Change, positive or negative, is always destabilizing, and yet inevitable. "Audiences change. Programs do not always hold the interest of audiences that they did in the past," Rodriguez says. If change was not in her job description, it is now. She will help shepherd programming adjustments at KLRU following PBS' announcement that it will change its prime-time fall schedule. PBS' prime time has remained virtually unchanged for over 20 years. So why change now? "Numerous audience and demographic studies and an analysis of current broadcasting trends," President and CEO of KLRU Mary Beth Rogers writes in her July column for the station's program guide. To what extent KLRU will follow the new schedule and the impact it will have on local KLRU favorites will be formally announced in July. All changes go into effect in September.
If you continue to long for television's "good old days," take a seat as you ponder what was reported in an Arbitron/Edison Media Research Internet Study.
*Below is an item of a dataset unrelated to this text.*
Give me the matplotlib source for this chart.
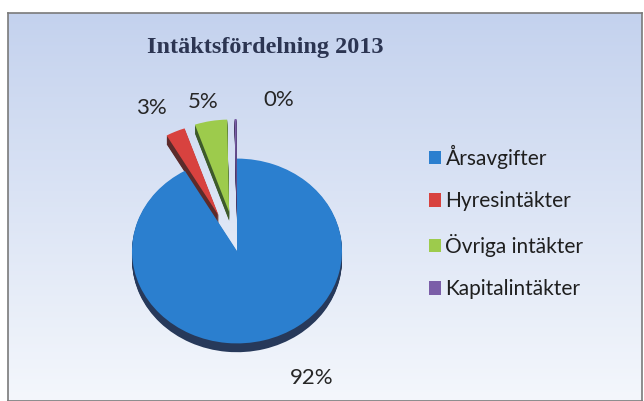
import numpy as np
import matplotlib.pyplot as plt
from matplotlib.colors import LinearSegmentedColormap

# data
categories = ['Årsavgifter', 'Hyresintäkter', 'Övriga intäkter', 'Kapitalintäkter']
shares = [92, 3, 5, 0.3]  # Kapitalintäkter rounds to 0%

colors = ['#2b7fcf', '#d8423f', '#9dcb4c', '#7b5ea8']
side_colors = ['#27395a', '#5c2b2b', '#3d5a2b', '#3a2e58']
explode = [0, 0.44, 0.45, 0.45]

# label positions in pie data units (Excel style placement)
label_pos = [(0.75, -1.44), (-0.86, 1.625), (-0.34, 1.69), (0.42, 1.72)]

W, H = 644, 401
fig = plt.figure(figsize=(W / 100, H / 100), dpi=100)

# chart area with light blue gradient and grey frame
bg = fig.add_axes([8 / W, 0, 1 - 8 / W - 2 / W, (H - 13) / H])
grad = np.linspace(0, 1, 256).reshape(-1, 1)
cmap = LinearSegmentedColormap.from_list('bg', ['#f4f7fc', '#c4d2ee'])
bg.imshow(grad, aspect='auto', cmap=cmap, origin='lower', extent=[0, 1, 0, 1])
bg.set_xticks([])
bg.set_yticks([])
for s in bg.spines.values():
    s.set_color('#7a7a7a')
    s.set_linewidth(1.2)

# pie axes, centre at (237, 251) px
cx, cy = 237, 251
ax = fig.add_axes([(cx - 160) / W, (H - cy - 160) / H, 320 / W, 320 / H])

# side of the 3D pie: stacked dark copies
for d in np.linspace(0.10, 0.01, 10):
    ax.pie(shares, colors=side_colors, explode=explode, startangle=90,
           counterclock=False, radius=1.05, center=(0, -d),
           wedgeprops=dict(linewidth=0))

wedges, _ = ax.pie(shares, colors=colors, explode=explode, startangle=90,
                   counterclock=False, radius=1.05,
                   wedgeprops=dict(linewidth=0))

ax.set_aspect('auto')
ax.set_xlim(-1.6, 1.6)
ax.set_ylim(-1.818, 1.818)
ax.axis('off')

total = sum(shares)
for v, (x, y) in zip(shares, label_pos):
    ax.text(x, y, f'{v / total * 100:.0f}%', ha='center', va='center',
            fontsize=16, family='Lato', color='#262626')

fig.text(265 / W, 1 - 47 / H, 'Intäktsfördelning 2013', ha='center', va='center',
         family='Liberation Serif', fontweight='bold', fontsize=17.5,
         color='#2c3552')

fig.legend(wedges, categories, loc='center left',
           bbox_to_anchor=(410 / W, 1 - 222 / H), frameon=False,
           prop=dict(family='Lato', size=15), handlelength=0.6,
           handleheight=0.6, handletextpad=0.2, labelspacing=1.08,
           labelcolor='#1f1f1f')

fig.savefig('out.png', dpi=100)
"One-third of Americans with Internet access at home would give up television if forced to choose between television and the Internet," the study reported in an article by Michael Pastore, published in February 2001 in Internet.com. "Streaming media users (streamies) and younger Internet users consider the TV to be an expendable source of background noise," and "respondents between the ages of 12 and 24 are more apt to give up television (47%) than the Internet."
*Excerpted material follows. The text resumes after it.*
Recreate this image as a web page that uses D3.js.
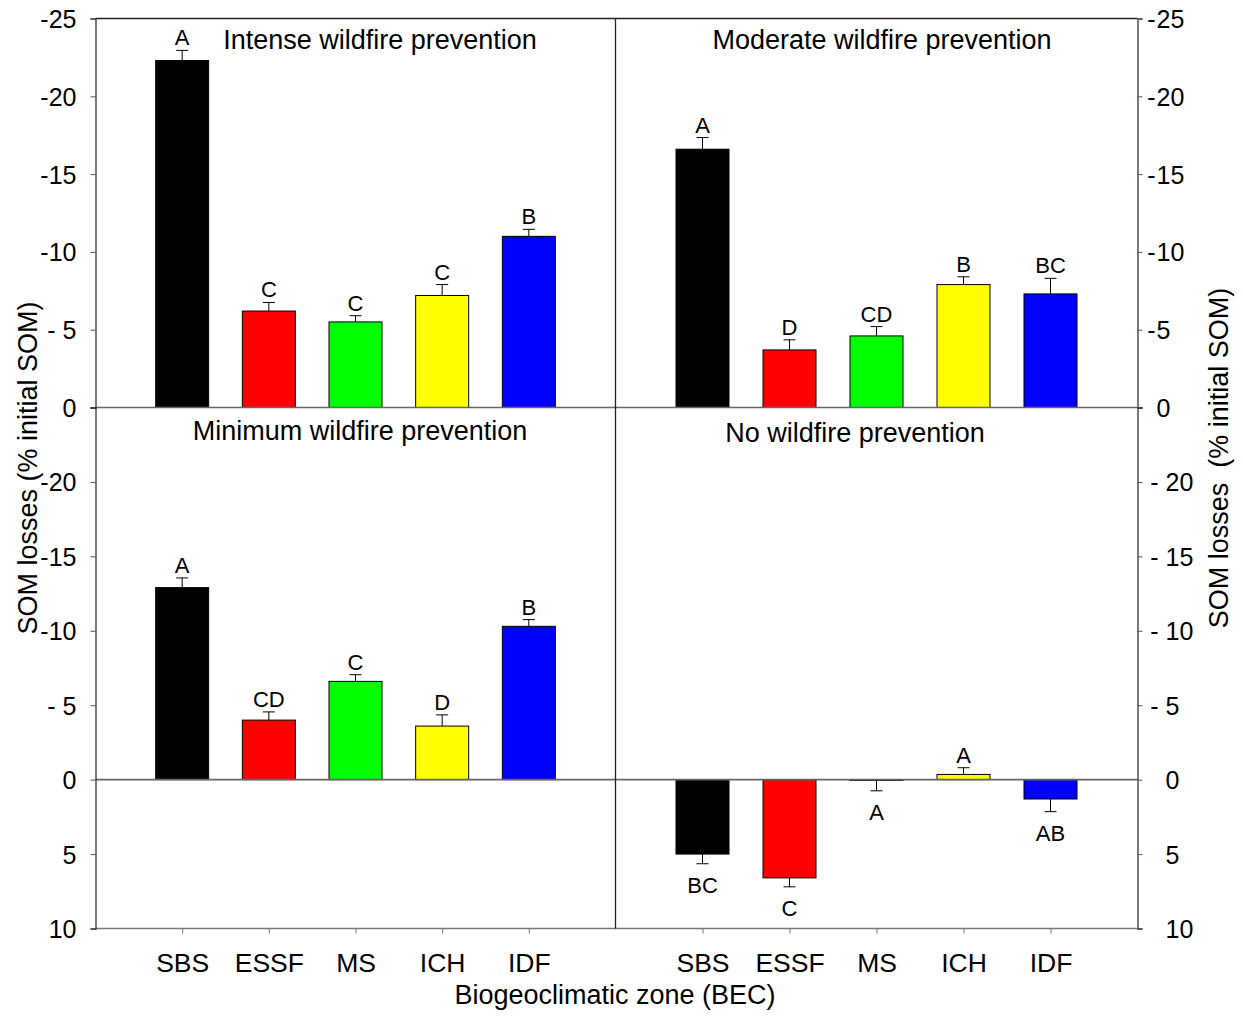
<!DOCTYPE html>
<html><head><meta charset="utf-8">
<script src="https://cdn.jsdelivr.net/npm/d3@7"></script>
<style>body{margin:0;background:#fff}svg{display:block}text{font-family:"Liberation Sans",Arial,sans-serif;fill:#000}</style>
</head><body><svg id="c" width="1243" height="1017"></svg>
<script>
const categories = ["SBS","ESSF","MS","ICH","IDF"];
const colors = ["#000000","#ff0000","#00ff00","#ffff00","#0000ff"];
const intenseVals = [-22.3,-6.2,-5.5,-7.2,-11.0];
const intenseErr  = [0.65,0.55,0.4,0.7,0.45];
const intenseLet  = ["A","C","C","C","B"];
const moderateVals = [-16.6,-3.7,-4.6,-7.9,-7.3];
const moderateErr  = [0.75,0.65,0.6,0.5,1.0];
const moderateLet  = ["A","D","CD","B","BC"];
const minimumVals = [-12.9,-4.0,-6.6,-3.6,-10.3];
const minimumErr  = [0.65,0.55,0.45,0.75,0.45];
const minimumLet  = ["A","CD","C","D","B"];
const noneVals = [5.0,6.6,0.05,-0.35,1.3];
const noneErr  = [0.65,0.6,0.7,0.45,0.85];
const noneLet  = ["BC","C","A","A","AB"];
const panelTitles = ["Intense wildfire prevention","Moderate wildfire prevention","Minimum wildfire prevention","No wildfire prevention"];
const topTicks = [-25,-20,-15,-10,-5,0];
const topLeftLabels = ["-25","-20","-15","-10","- 5","0"];
const topRightLabels = ["-25","-20","-15","-10","-5","0"];
const botTicks = [-20,-15,-10,-5,0,5,10];
const botLeftLabels = ["-20","-15","-10","- 5","0","5","10"];
const botRightLabels = ["- 20","- 15","- 10","- 5","0","5","10"];

const svg = d3.select("#c");
const L = 95.5, M = 615.5, R = 1137.5, T = 18.5, Z = 407.5, B = 928.5;
const yTop = d3.scaleLinear().domain([0,-25]).range([Z,T]);
const yBot = d3.scaleLinear().domain([10,-25]).range([B,Z]);
const xLeft = d3.scalePoint().domain(categories).range([L,M]).padding(1);
const xRight = d3.scalePoint().domain(categories).range([M,R]).padding(1);
const barW = 53;
const FONT = "Liberation Sans, Arial, sans-serif";

function drawPanel(x, y, vals, errs, lets) {
  const g = svg.append("g");
  categories.forEach((c,i) => {
    const v = vals[i], e = errs[i];
    const y0 = y(0), y1 = y(v);
    const cx = x(c);
    g.append("rect").attr("x", cx-barW/2).attr("y", Math.min(y0,y1)).attr("width", barW)
      .attr("height", Math.max(Math.abs(y1-y0),0.8)).attr("fill", colors[i]).attr("stroke","#000").attr("stroke-width",1);
    const ye = y(v + (v<0 ? -e : e));
    g.append("line").attr("x1",cx).attr("x2",cx).attr("y1",y1).attr("y2",ye).attr("stroke","#000").attr("stroke-width",1);
    g.append("line").attr("x1",cx-6).attr("x2",cx+6).attr("y1",ye).attr("y2",ye).attr("stroke","#000").attr("stroke-width",1);
    g.append("text").attr("x",cx).attr("y", v<0 ? ye-5 : ye+29).attr("text-anchor","middle")
      .attr("font-size",22).text(lets[i]);
  });
}
drawPanel(xLeft, yTop, intenseVals, intenseErr, intenseLet);
drawPanel(xRight, yTop, moderateVals, moderateErr, moderateLet);
drawPanel(xLeft, yBot, minimumVals, minimumErr, minimumLet);
drawPanel(xRight, yBot, noneVals, noneErr, noneLet);

// zero lines and frame
[yTop(0), yBot(0)].forEach(yy => svg.append("line").attr("x1",L).attr("x2",R).attr("y1",yy).attr("y2",yy).attr("stroke","#666").attr("stroke-width",1.6));
svg.append("line").attr("x1",L).attr("x2",R).attr("y1",B).attr("y2",B).attr("stroke","#777").attr("stroke-width",1.5);
svg.append("line").attr("x1",L).attr("x2",R).attr("y1",T).attr("y2",T).attr("stroke","#222").attr("stroke-width",1.3);
svg.append("line").attr("x1",M).attr("x2",M).attr("y1",T).attr("y2",B).attr("stroke","#222").attr("stroke-width",1.3);

function styleTicks(g){
  g.select(".domain").attr("stroke","#333").attr("stroke-width",1.3);
  g.selectAll(".tick line").attr("stroke","#555");
  g.selectAll(".tick text").attr("font-size",25).attr("font-family",FONT).attr("fill","#000").attr("dy","0.36em");
}
function leftAxis(scale, ticks, labels) {
  const g = svg.append("g").attr("transform",`translate(${L},0)`)
    .call(d3.axisLeft(scale).tickValues(ticks).tickSize(5).tickPadding(14).tickFormat((d,i)=>labels[i]));
  styleTicks(g);
}
leftAxis(yTop, topTicks, topLeftLabels);
leftAxis(yBot, botTicks, botLeftLabels);

function rightAxis(scale, ticks, labels, numX, signX) {
  const g = svg.append("g").attr("transform",`translate(${R},0)`)
    .call(d3.axisRight(scale).tickValues(ticks).tickSize(5).tickPadding(numX-5).tickFormat((d,i)=>labels[i].replace(/^-\s?/,"")));
  styleTicks(g);
  g.selectAll(".tick").each(function(d,i){
    if (labels[i].startsWith("-")) {
      d3.select(this).append("text").attr("x",signX).attr("dy","0.36em").attr("text-anchor","end")
        .attr("font-size",25).attr("font-family",FONT).attr("fill","#000").text("-");
    }
  });
}
rightAxis(yTop, topTicks, topRightLabels, 19, 18);
rightAxis(yBot, botTicks, botRightLabels, 28, 21);

// x axes
[xLeft, xRight].forEach(x => {
  const g = svg.append("g").attr("transform",`translate(0,${B})`)
    .call(d3.axisBottom(x).tickSize(5).tickPadding(20));
  g.select(".domain").remove();
  g.selectAll(".tick line").attr("stroke","#777");
  g.selectAll(".tick text").attr("font-size",26.5).attr("font-family",FONT).attr("fill","#000").attr("dy","0.71em");
});

// titles
const titlePos = [[380,49],[882,49],[360,440],[855,442]];
panelTitles.forEach((t,i)=>svg.append("text").attr("x",titlePos[i][0]).attr("y",titlePos[i][1])
  .attr("text-anchor","middle").attr("font-size",27).text(t));

svg.append("text").attr("x",615).attr("y",1004).attr("text-anchor","middle").attr("font-size",27).text("Biogeoclimatic zone (BEC)");
svg.append("text").attr("transform","translate(37,468) rotate(-90)").attr("text-anchor","middle").attr("font-size",27).text("SOM losses (% initial SOM)");
svg.append("text").attr("transform","translate(1228,458) rotate(-90)").attr("text-anchor","middle").attr("font-size",27).style("white-space","pre").text("SOM losses  (% initial SOM)");
</script></body></html>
Furthermore, "when a TV and a PC are interacting during prime time, the PC is four times more likely to hold consumers' attention than the TV. Eighty percent of those who use TVs and PCs simultaneously during prime time consider the computer to be their primary activity."
If 12- to 24-year-olds are the television viewers of tomorrow, the Arbitron study paints a grim picture. Still, the death knell may be unfounded. Radio didn't die when moving pictures came to town, and the movie theaters didn't go dark with the advent of television and VCRs -- and television is probably not going anywhere either, no matter how sophisticated the Internet becomes.
Still, Fotinos is persistent. He's been stumping for The Midnight Shadow Show for two years, and he's not ready to give up yet. If a local affiliate does not pick up the show, he has not counted out cable access. After all, cult favorites like the former Mystery Science Theater 3000 and The Tom Green Show started on cable access. But it's not fame and fortune that Fotinos is looking for.
Awake in the Dark
"I used to have a ritual," Fotinos says. "The night of Boo Theater I'd rush home from school and do my homework real quick so I could stay up late. I'd have my Lay's Potato Chips, my drinks, and I'd set up the couch cushions on the floor, making my little fort, and just be enveloped by this whole experience. Today, [I'm sure] people think, 'Why should I scan the TV Guide for Son of Frankenstein when I can go to the video store, rent it, and watch it at my leisure?' True, but you miss the whole feeling of event, the identifiable community feeling that comes from watching a local horror host."
Is Fotinos stuck on an idea past its prime? Perhaps. But given the cyclical nature of entertainment preferences, sooner or later the old starts to look new again. In which case, he'll be just in time.